Do this —
Copy the data that follows exactly. Include no pictures.
===== Supplied information =====
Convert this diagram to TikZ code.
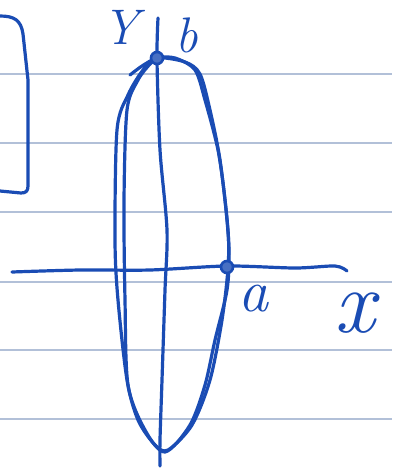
\documentclass[tikz,border=0pt]{standalone}
\usepackage{fontspec}
\definecolor{inkblue}{RGB}{26,76,180}
\definecolor{rulecol}{RGB}{178,192,216}
\begin{document}
\begin{tikzpicture}[x=1pt,y=-1pt,
  ink/.style={draw=inkblue,line width=3.2pt,line cap=round,line join=round},
  ruleline/.style={draw=rulecol,line width=1.3pt},
  lab/.style={text=inkblue,inner sep=0pt,anchor=base},
  dotmark/.style={circle,draw=inkblue,line width=2.6pt,fill=inkblue!80,minimum size=12pt,inner sep=0pt}]
\useasboundingbox (0,0) rectangle (392,472);
\fill[white] (0,0) rectangle (392,472);
% ruled paper
\foreach \yy in {74,143,212,282,350,419} \draw[ruleline] (0,\yy) -- (392,\yy);
% box at left
\draw[ink] (0,16) .. controls (14,16) and (21,20) .. (23,34) -- (28,80) -- (28,186) .. controls (28,191) and (26,193) .. (21,193) -- (0,191);
% axes
\coordinate (xstart) at (12,272);
\coordinate (xend) at (347,271);
\coordinate (ytop) at (158,18);
\coordinate (ybot) at (160,466);
\draw[ink] plot[smooth] coordinates {(xstart) (80,270) (150,270) (227,266) (295,268) (335,266) (xend)};
\draw[ink] plot[smooth] coordinates {(ytop) (157,60) (160,150) (167,230) (165,290) (162,380) (160,440) (ybot)};
% ellipses
\draw[ink] plot[smooth cycle] coordinates {(157,58) (185,62) (200,74) (210,110) (220,160) (228,230) (228,268) (222,320) (210,380) (192,425) (168,450) (155,445) (138,420) (127,380) (118,300) (115,240) (117,130) (128,95) (143,70)};
\draw[ink] plot[smooth] coordinates {(130,75) (142,66) (157,58) (175,58) (195,70) (205,100) (218,150) (225,200) (229,250) (227,290) (215,340) (205,385) (190,425) (165,452) (145,430) (128,385) (125,300) (124,200) (127,110) (138,80) (150,64) (157,58)};
% points
\node[dotmark] (pb) at (157,58) {};
\node[dotmark] (pa) at (227,267) {};
% labels
\node[lab,font=\fontsize{50}{50}\selectfont\itshape] (ly) at (121,44) {Y};
\node[lab,font=\fontsize{50}{50}\selectfont\itshape] (lb) at (187,52) {b};
\node[lab,font=\fontsize{60}{60}\selectfont\itshape] (la) at (253,311) {a};
\node[lab,font=\fontsize{90}{90}\selectfont\itshape] (lx) at (355,332) {x};
\end{tikzpicture}
\end{document}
=====
Written solution —
Convert this diagram to TikZ code.
\documentclass[tikz,border=0pt]{standalone}
\usepackage{fontspec}
\definecolor{inkblue}{RGB}{26,76,180}
\definecolor{rulecol}{RGB}{178,192,216}
\begin{document}
\begin{tikzpicture}[x=1pt,y=-1pt,
  ink/.style={draw=inkblue,line width=3.2pt,line cap=round,line join=round},
  ruleline/.style={draw=rulecol,line width=1.3pt},
  lab/.style={text=inkblue,inner sep=0pt,anchor=base},
  dotmark/.style={circle,draw=inkblue,line width=2.6pt,fill=inkblue!80,minimum size=12pt,inner sep=0pt}]
\useasboundingbox (0,0) rectangle (392,472);
\fill[white] (0,0) rectangle (392,472);
% ruled paper
\foreach \yy in {74,143,212,282,350,419} \draw[ruleline] (0,\yy) -- (392,\yy);
% box at left
\draw[ink] (0,16) .. controls (14,16) and (21,20) .. (23,34) -- (28,80) -- (28,186) .. controls (28,191) and (26,193) .. (21,193) -- (0,191);
% axes
\coordinate (xstart) at (12,272);
\coordinate (xend) at (347,271);
\coordinate (ytop) at (158,18);
\coordinate (ybot) at (160,466);
\draw[ink] plot[smooth] coordinates {(xstart) (80,270) (150,270) (227,266) (295,268) (335,266) (xend)};
\draw[ink] plot[smooth] coordinates {(ytop) (157,60) (160,150) (167,230) (165,290) (162,380) (160,440) (ybot)};
% ellipses
\draw[ink] plot[smooth cycle] coordinates {(157,58) (185,62) (200,74) (210,110) (220,160) (228,230) (228,268) (222,320) (210,380) (192,425) (168,450) (155,445) (138,420) (127,380) (118,300) (115,240) (117,130) (128,95) (143,70)};
\draw[ink] plot[smooth] coordinates {(130,75) (142,66) (157,58) (175,58) (195,70) (205,100) (218,150) (225,200) (229,250) (227,290) (215,340) (205,385) (190,425) (165,452) (145,430) (128,385) (125,300) (124,200) (127,110) (138,80) (150,64) (157,58)};
% points
\node[dotmark] (pb) at (157,58) {};
\node[dotmark] (pa) at (227,267) {};
% labels
\node[lab,font=\fontsize{50}{50}\selectfont\itshape] (ly) at (121,44) {Y};
\node[lab,font=\fontsize{50}{50}\selectfont\itshape] (lb) at (187,52) {b};
\node[lab,font=\fontsize{60}{60}\selectfont\itshape] (la) at (253,311) {a};
\node[lab,font=\fontsize{90}{90}\selectfont\itshape] (lx) at (355,332) {x};
\end{tikzpicture}
\end{document}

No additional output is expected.